A study just published by the National Parents Organization reveals that most states have a long way to go to improve the lives of children whose parents are living apart. The good news is that there is a path to that goal—a goal that everyone shares—that is widely agreed on and … it’s free!
National Parents Organization researchers evaluated the statutes of all 50 states and the District of Columbia to determine the degree to which those laws promote the well-being of children by encouraging separated parents to share as equally as possible in rearing their children. NPO then graded the states’ statutes based on 21 factors that encourage or discourage shared parenting.
The 2019 NPO Shared Parenting Report Card contains some good news but, overall, the news is depressing. The average grade for all of the states is a disappointing ‘C-’.
More than a quarter-century of high-quality research shows that children of divorced and separated parents do best when both parents share parental responsibilities roughly equally—when children do not suddenly find themselves with one overburdened parent and one “every other weekend visitor.” In light of this research, state legislatures should be doing everything they can to encourage this equal co-parenting. It should be the presumed post-separation parenting arrangement.
Most states are missing golden opportunities to improve the lives of children whose parents live apart.
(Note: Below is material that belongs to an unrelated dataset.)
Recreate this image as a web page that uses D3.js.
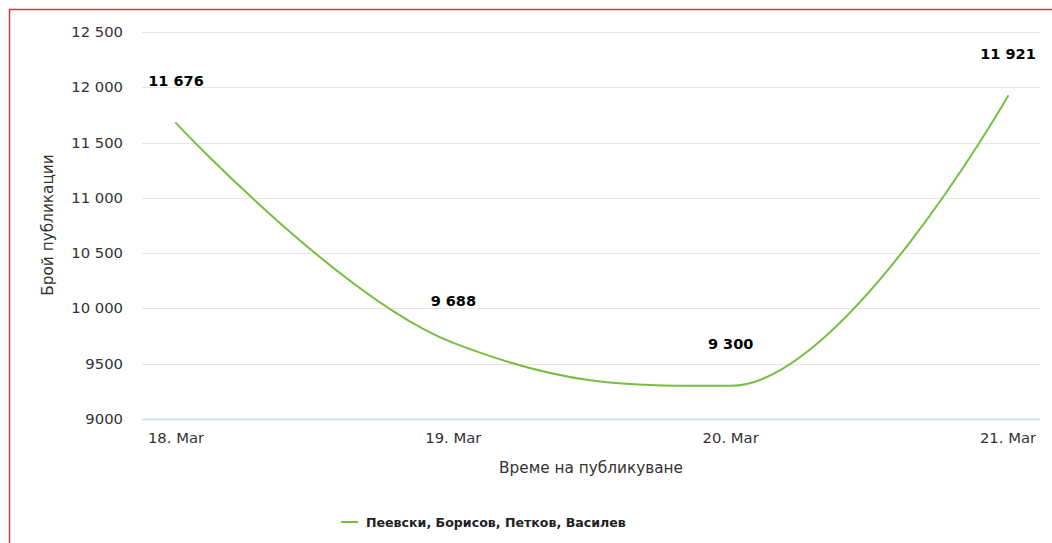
<!DOCTYPE html>
<html>
  <head>
    <meta charset="utf-8">
    <style>
      html, body {
        margin: 0px;
        padding: 0px;
        background: #fff;
      }
      svg {
        display: block;
      }
      text {
        font-family: "DejaVu Sans", sans-serif;
      }
    </style>
  </head>
  <body>
    <svg id="chart" width="1052" height="543"></svg>
    <script src="https://cdnjs.cloudflare.com/ajax/libs/d3/7.8.5/d3.min.js" charset="utf-8"></script>
    <script>
      // data
      const dates = ["2024-03-18", "2024-03-19", "2024-03-20", "2024-03-21"];
      const values = [11676, 9688, 9300, 11921];
      const xTickLabels = ["18. Mar", "19. Mar", "20. Mar", "21. Mar"];
      const yTicks = [9000, 9500, 10000, 10500, 11000, 11500, 12000, 12500];
      const seriesName = "Пеевски, Борисов, Петков, Василев";

      const svg = d3.select("#chart");
      const parse = d3.timeParse("%Y-%m-%d");
      const days = dates.map(parse);

      const plotLeft = 142, plotRight = 1040;
      const x = d3.scaleTime()
        .domain(d3.extent(days))
        .range([176, 1008]);
      const y = d3.scaleLinear()
        .domain([9000, 12500])
        .range([419, 32]);

      const fmtNum = function(v) {
        // 10000 and up get a space as thousands separator, like the source
        return v >= 10000 ? d3.format(",")(v).replace(/,/g, " ") : String(v);
      };

      // outer red frame (only top and left show)
      svg.append("rect")
        .attr("x", 9.5).attr("y", 9.5)
        .attr("width", 1200).attr("height", 700)
        .attr("fill", "none")
        .attr("stroke", "#dc3545")
        .attr("stroke-width", 1.5);

      // grid lines + y labels
      const yAxis = svg.append("g");
      yAxis.selectAll("line.grid")
        .data(yTicks.filter(function(t) { return t > 9000; }))
        .enter().append("line")
        .attr("class", "grid")
        .attr("x1", plotLeft).attr("x2", plotRight)
        .attr("y1", function(d) { return Math.round(y(d)) + 0.5; })
        .attr("y2", function(d) { return Math.round(y(d)) + 0.5; })
        .attr("stroke", "#e6e6e6")
        .attr("stroke-width", 1);
      yAxis.selectAll("text")
        .data(yTicks)
        .enter().append("text")
        .attr("x", 123)
        .attr("y", function(d) { return y(d) + 5; })
        .attr("text-anchor", "end")
        .attr("font-size", 14.8)
        .attr("fill", "#333")
        .text(fmtNum);

      // x axis line + labels
      svg.append("line")
        .attr("x1", plotLeft).attr("x2", plotRight)
        .attr("y1", Math.round(y(9000)) + 0.5).attr("y2", Math.round(y(9000)) + 0.5)
        .attr("stroke", "#ccd6eb")
        .attr("stroke-width", 1.5);
      svg.append("g").selectAll("text")
        .data(days)
        .enter().append("text")
        .attr("x", function(d) { return x(d); })
        .attr("y", 443)
        .attr("text-anchor", "middle")
        .attr("font-size", 14.8)
        .attr("fill", "#333")
        .text(function(d, i) { return xTickLabels[i]; });

      // axis titles
      svg.append("text")
        .attr("x", 591).attr("y", 473)
        .attr("text-anchor", "middle")
        .attr("font-size", 15.3)
        .attr("fill", "#333")
        .text("Време на публикуване");
      svg.append("text")
        .attr("transform", "translate(53,225) rotate(-90)")
        .attr("text-anchor", "middle")
        .attr("font-size", 15.3)
        .attr("fill", "#333")
        .text("Брой публикации");

      // spline, same smoothing as highcharts uses
      function splinePath(pts) {
        const smoothing = 1.5, denom = smoothing + 1;
        const conts = pts.map(function(p, i) {
          if (i === 0 || i === pts.length - 1) return null;
          const a = pts[i - 1], b = pts[i + 1];
          let lx = (smoothing * p[0] + a[0]) / denom, ly = (smoothing * p[1] + a[1]) / denom;
          let rx = (smoothing * p[0] + b[0]) / denom, ry = (smoothing * p[1] + b[1]) / denom;
          const corr = ((ry - ly) * (rx - p[0])) / (rx - lx) + p[1] - ry;
          ly += corr; ry += corr;
          if (ly > a[1] && ly > p[1]) { ly = Math.max(a[1], p[1]); ry = 2 * p[1] - ly; }
          else if (ly < a[1] && ly < p[1]) { ly = Math.min(a[1], p[1]); ry = 2 * p[1] - ly; }
          if (ry > b[1] && ry > p[1]) { ry = Math.max(b[1], p[1]); ly = 2 * p[1] - ry; }
          else if (ry < b[1] && ry < p[1]) { ry = Math.min(b[1], p[1]); ly = 2 * p[1] - ry; }
          return { l: [lx, ly], r: [rx, ry] };
        });
        const path = d3.path();
        path.moveTo(pts[0][0], pts[0][1]);
        for (let i = 1; i < pts.length; i++) {
          const c1 = conts[i - 1] ? conts[i - 1].r : pts[i - 1];
          const c2 = conts[i] ? conts[i].l : pts[i];
          path.bezierCurveTo(c1[0], c1[1], c2[0], c2[1], pts[i][0], pts[i][1]);
        }
        return path.toString();
      }

      const pts = days.map(function(d, i) { return [x(d), y(values[i])]; });
      svg.append("path")
        .attr("d", splinePath(pts))
        .attr("fill", "none")
        .attr("stroke", "#78be43")
        .attr("stroke-width", 2)
        .attr("stroke-linecap", "round");

      // data labels
      svg.append("g").selectAll("text")
        .data(values)
        .enter().append("text")
        .attr("x", function(d, i) { return x(days[i]); })
        .attr("y", function(d) { return y(d) - 37; })
        .attr("text-anchor", "middle")
        .attr("font-size", 14.5)
        .attr("font-weight", "bold")
        .attr("fill", "#000")
        .text(function(d) { return d3.format(",")(d).replace(/,/g, " "); });

      // legend
      const legend = svg.append("g");
      legend.append("line")
        .attr("x1", 341).attr("x2", 358)
        .attr("y1", 522).attr("y2", 522)
        .attr("stroke", "#78be43")
        .attr("stroke-width", 2);
      legend.append("text")
        .attr("x", 366).attr("y", 527)
        .attr("font-size", 12.6)
        .attr("font-weight", "bold")
        .attr("fill", "#222")
        .text(seriesName);
    </script>
  </body>
</html>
What makes this especially distressing is that the path to improvement is not only strongly supported by scientific research. It is, as the Report Card documents, widely supported by Americans from across the political spectrum, regardless of age, race, and gender. And, did I mention, it’s free!
All we need to do is quit casting aside resources that can benefit our children. Those resources are the love, care, and hands-on rearing that both parents can provide, regardless of whether they are living together or not. Let’s stop overburdening one parent and sidelining the other. Children need both parents fully engaged with them.
And a presumption of strongly shared parental responsibilities when parents separate fits best with the modern family lifestyle, too. Parents in intact families increasingly share the responsibilities of raising the children and financially supporting the family. Our post-separation parenting norms should reflect this arrangement.
While many states are falling down in this area, some are forging the path to excellence. As a result of NPO-led legislative efforts in Kentucky, for example, that state has moved from a dismal ‘D-’ to a straight ‘A’ in just three years. Kentucky legislators nearly unanimously passed laws creating a presumption of post-separation co-parenting. These laws have proven extremely popular with the public and there is now evidence that they are reducing the trauma of divorce for families experiencing this difficult transition.
Legislators in other states, some of which are sadly lagging very far behind the times, should look at states like Kentucky, or Arizona, which also does well in this regard. There’s much to be learned from their successes.
A ‘C-’ average is just not good enough—not when it’s our children’s well-being that’s at stake. And especially when there is public consensus on a free path to earning an ‘A’.